Top execs at Taiwanese biosimilars outfit JHL Biotech are headed to prison after pleading guilty last August to stealing trade secrets from Roche’s Genentech.
Racho Jordanov, co-founder and former CEO at JHL, and Rose Lin, another co-founder and the company’s ex-chief operating officer, have each been sentenced to one year and a day in prison. Both Jordanov and Lin will be on supervised release for 36 months after serving their time, with Jordanov required to spend nine months in home confinement.
The JHL execs were indicted on multiple counts including money laundering and obstruction to justice. By pleading guilty to conspiracy to commit trade secrets theft and wire fraud, Jordanov and Lin got the remaining charges dismissed.
Jordanov and Lin’s guilty pleas last August came weeks after ex-Genentech employees Xanthe Lam and her husband, Allen Lam, admitted to pinching trade secrets on blockbuster cancer drugs Avastin, Herceptin and Rituxan, plus cystic fibrosis therapy Pulmozyme.
Between 2011—before JHL’s founding the following year—and 2019, former CEO Jordanov obtained and possessed “confidential, proprietary, and trade secret information from Genentech,” which he used to speed up and reduce costs on the development and production of Genentech biosimilars, according to a release from the United States Department of Justice (DOJ).
Using “various means,” Jordanov purloined “many confidential and proprietary documents from Genentech without authorization, some of which contained trade secret information,” the DOJ release continues.
Specifically, according to last year’s plea agreement, Jordanov hired former Genentech staffers and discovered several had “surreptitiously brought, without authorization, confidential and proprietary documents with them from Genentech to JHL Biotech.”
The company didn’t use all the stolen documents, but according to the DOJ’s release, Jordanov “tolerated” this practice and made no effort to discourage JHL staffers from using the documents or information they had brought with them.
This information ultimately allowed JHL to, at times, “cheat, cut corners, solve problems, provide examples, avoid further experimentation, eliminate costs, lend scientific assurance and otherwise help JHL Biotech start up, develop and operate its business secretly using the intellectual property and scientific know-how taken from Genentech,” the release states.
Jordanov admitted he had suspicions about the provenance of the stolen information, but “made no effort to verify” whether the info had been brought to the company in violation of Genentech non-disclosure agreements and employee contracts.
The DOJ release specifically highlights the actions of Xanthe Lam, a principal scientist working full-time at Genentech. In 2014, Lin arranged for Lam to “secretly” work as head of formulation at the biotech. Lin apparently told other JHL scientists to ask Lam for help or information when they ran into problems.

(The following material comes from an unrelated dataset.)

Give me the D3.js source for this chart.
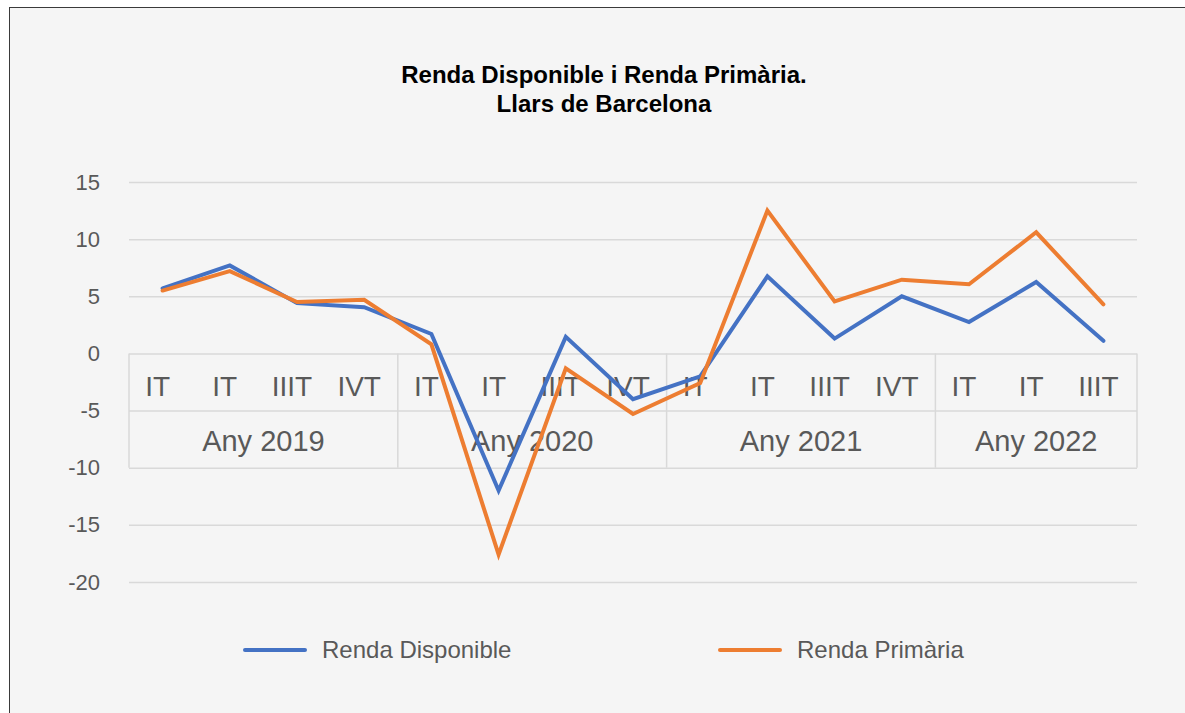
<!DOCTYPE html>
<html>
<head>
<meta charset="utf-8">
<script src="https://cdn.jsdelivr.net/npm/d3@7"></script>
<style>
  html, body { margin: 0; padding: 0; background: #ffffff; }
  svg { display: block; }
</style>
</head>
<body>
<svg id="chart" width="1185" height="713"></svg>
<script>
const quarters = ["IT","IT","IIIT","IVT","IT","IT","IIIT","IVT","IT","IT","IIIT","IVT","IT","IT","IIIT"];
const yearOf   = ["Any 2019","Any 2019","Any 2019","Any 2019","Any 2020","Any 2020","Any 2020","Any 2020","Any 2021","Any 2021","Any 2021","Any 2021","Any 2022","Any 2022","Any 2022"];
const years = ["Any 2019","Any 2020","Any 2021","Any 2022"];
const rendaDisponible = [5.7, 7.7, 4.4, 4.05, 1.7, -12.0, 1.45, -4.0, -2.0, 6.75, 1.3, 5.0, 2.75, 6.25, 1.1];
const rendaPrimaria   = [5.5, 7.2, 4.5, 4.7, 0.8, -17.6, -1.3, -5.3, -2.6, 12.5, 4.55, 6.45, 6.05, 10.6, 4.3];
const yTicks = [15, 10, 5, 0, -5, -10, -15, -20];
const seriesNames = ["Renda Disponible", "Renda Primària"];
const titleLines = ["Renda Disponible i Renda Primària.", "Llars de Barcelona"];

const svg = d3.select("#chart");
const colors = ["#4472C4", "#ED7D31"];
const textCol = "#595959";
const gridCol = "#d9d9d9";
const font = "'Liberation Sans', Arial, Helvetica, sans-serif";

// frame
svg.append("rect").attr("x", 9.5).attr("y", 7.5).attr("width", 1300).attr("height", 800)
  .attr("fill", "#f5f5f5").attr("stroke", "#3a3a3a").attr("stroke-width", 1);

const left = 129, right = 1137;
const x = d3.scaleBand().domain(d3.range(quarters.length)).range([left, right]).padding(0);
const y = d3.scaleLinear().domain([-20, 15]).range([582, 182]);
const cx = i => x(i) + x.bandwidth() / 2;

// title
svg.append("text").attr("y", 83).attr("text-anchor", "middle")
  .attr("font-family", font).attr("font-weight", "bold").attr("font-size", 24).attr("fill", "#000")
  .selectAll("tspan").data(titleLines).join("tspan")
  .attr("x", 604).attr("dy", (d, i) => i === 0 ? 0 : 29).text(d => d);

// y grid + labels
const yAxis = d3.axisLeft(y).tickValues(yTicks).tickSize(-(right - left)).tickPadding(29)
  .tickFormat(d => String(d));
const ga = svg.append("g").attr("transform", `translate(${left},0)`).call(yAxis);
ga.select(".domain").remove();
ga.selectAll(".tick line").attr("stroke", gridCol).attr("stroke-width", 1.5);
ga.selectAll(".tick text").attr("font-family", font).attr("font-size", 22).attr("fill", textCol);

// category table
const t0 = y(0), t1 = y(-5), t2 = y(-10);
const tbl = svg.append("g").attr("stroke", gridCol).attr("stroke-width", 1.5);
const yearStart = years.map(yr => yearOf.indexOf(yr));
const bounds = yearStart.map(i => x(i)).concat([right]);
tbl.selectAll("line.v").data(bounds).join("line")
  .attr("x1", d => d).attr("x2", d => d).attr("y1", t0).attr("y2", t2);

// quarter labels
svg.append("g").selectAll("text").data(quarters).join("text")
  .attr("x", (d, i) => cx(i) - 5).attr("y", (t0 + t1) / 2 + 14)
  .attr("text-anchor", "middle").attr("font-family", font).attr("font-size", 28).attr("fill", textCol)
  .text(d => d);

// year labels
svg.append("g").selectAll("text").data(years).join("text")
  .attr("x", (d, k) => (bounds[k] + bounds[k + 1]) / 2).attr("y", (t1 + t2) / 2 + 12)
  .attr("text-anchor", "middle").attr("font-family", font).attr("font-size", 29).attr("fill", textCol)
  .text(d => d);

// lines
const series = [rendaDisponible, rendaPrimaria];
const line = d3.line().x((d, i) => cx(i)).y(d => y(d));
svg.append("g").selectAll("path").data(series).join("path")
  .attr("d", d => line(d)).attr("fill", "none")
  .attr("stroke", (d, i) => colors[i]).attr("stroke-width", 4)
  .attr("stroke-linejoin", "miter").attr("stroke-linecap", "round");

// legend
const legendX = [245, 720];
const lg = svg.append("g").selectAll("g").data(seriesNames).join("g")
  .attr("transform", (d, i) => `translate(${legendX[i]},650)`);
lg.append("line").attr("x1", 0).attr("x2", 60).attr("y1", 0).attr("y2", 0)
  .attr("stroke", (d, i) => colors[i]).attr("stroke-width", 4).attr("stroke-linecap", "round");
lg.append("text").attr("x", 77).attr("y", 8).attr("font-family", font).attr("font-size", 24)
  .attr("fill", textCol).text(d => d);
</script>
</body>
</html>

“Throughout this time, Lin knew that Xanthe Lam continued to work for Genentech and was not authorized to work for JHL Biotech,” the DOJ release says. “Lin also knew that Xanthe Lam did not want Genentech to learn of her work for JHL Biotech.”
To obscure their actions, Lin agreed to pay Lam’s consultancy fee through her husband, Allen Lam. Meanwhile, JHL never entered a direct contract with Lam in a bid to “further conceal Xanthe Lam’s work for the company,” the DOJ said.
JHL allegedly “always” paid Lam through her husband. Meanwhile, Lin directed JHL staff to use Lam’s husband’s email address to email her questions and to address her by her husband’s name in these email communiques.
Also in 2014, Lin learned that JHL employees were using Genentech trade secrets to create a set of standard operating procedures, which it needed to apply for FDA manufacturing certification at a production plant in Taiwan. Lin was in charge of making sure JHL met deadlines for the certification process. In that role, she was copied on emails where JHL employees discussed using Genentech documents to create the biotech’s standard operating procedures.
“Lin knew the JHL Biotech employees did not have the right to use Genentech’s documents and that their actions constituted theft from Genentech,” the DOJ release argues.
Meanwhile, between 2014 and 2018, Jordanov “sometimes personally used and instructed others to use confidential, proprietary, trade secret Genentech documents and information relating to Genentech’s complex technology transfer procedures and processes,” the release goes on to say. Jordanov used this info in the development, construction and operation of new JHL facilities including a manufacturing plant in Wuhan, China.
The former CEO allegedly told employees to whom he sent the documents not to share them with others at the company. In 2018, after the criminal investigation had begun, Jordanov asked the employee using the Genentech tech transfer documents to delete the email containing the information.
This scheme ultimately helped JHL defraud French pharma Sanofi into a roughly $101 million licensing agreement. In December 2016, Jordanov and Lin inked a Rituxan biosimilar collaboration deal with Sanofi in China. To pen the $101 million pact, JHL concealed the trade secrets theft and falsely claimed that its biosimilar operations didn’t infringe upon rights of other companies.